By the time Aouita got into second, Cram had a 10-meter lead and was flying. Aouita, an angry runner, took out after him. With 200 to go, he was gaining. It was then that he really believed he could win. Still, the crowd roared more in celebration than in frantic warning. Cram didn't know Aouita was coming.
All the way down the stretch Cram ran hard, but not desperately. And Aouita sprinted to Cram's shoulder almost undetected. With five meters left, Cram sensed him. "I gave it an extra push then," he said.

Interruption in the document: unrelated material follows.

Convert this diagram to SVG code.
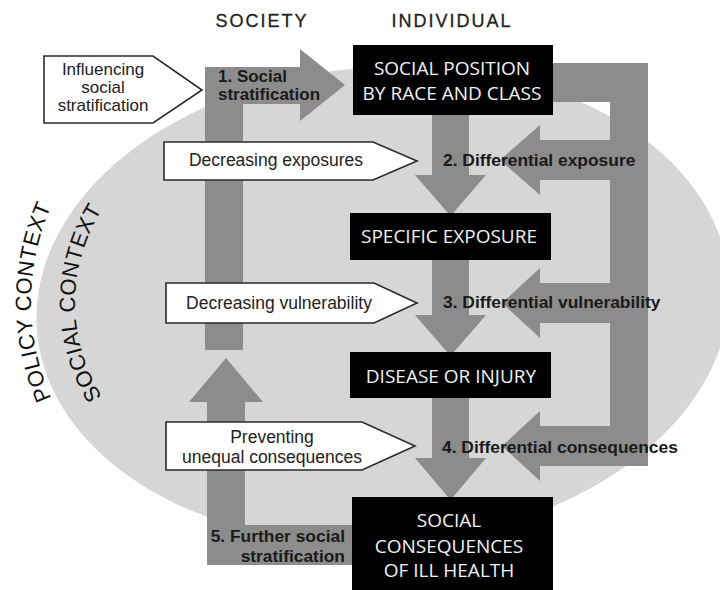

He needed it. He crossed the line erect. Aouita leaned. Cram had made it there first by a few inches. Their times were 3:29.67 and 3:29.71. Cram had broken Ovett's record by 1.1 seconds, the greatest improvement of the 1,500 record since 1967, when Jim Ryun's 3:33.1 took 2.5 seconds from Herb Elliott's 3:35.6 (run in the Rome Olympics in 1960, two months before Cram was born). Gonzalez was third in 3:30.92, and Scott broke his American record with 3:31.76 in fourth. Cruz was seventh in 3:37.10.
After snapping at Gonzalez, Aouita was graceful toward Cram. "I knew I could give him three or four meters on the last lap, because I can finish faster," he said. "But 10 was too much. Cram deserves it. I like him very much."
Despite their peacemaking, Slaney and Budd aren't that close, of course. On the track or off.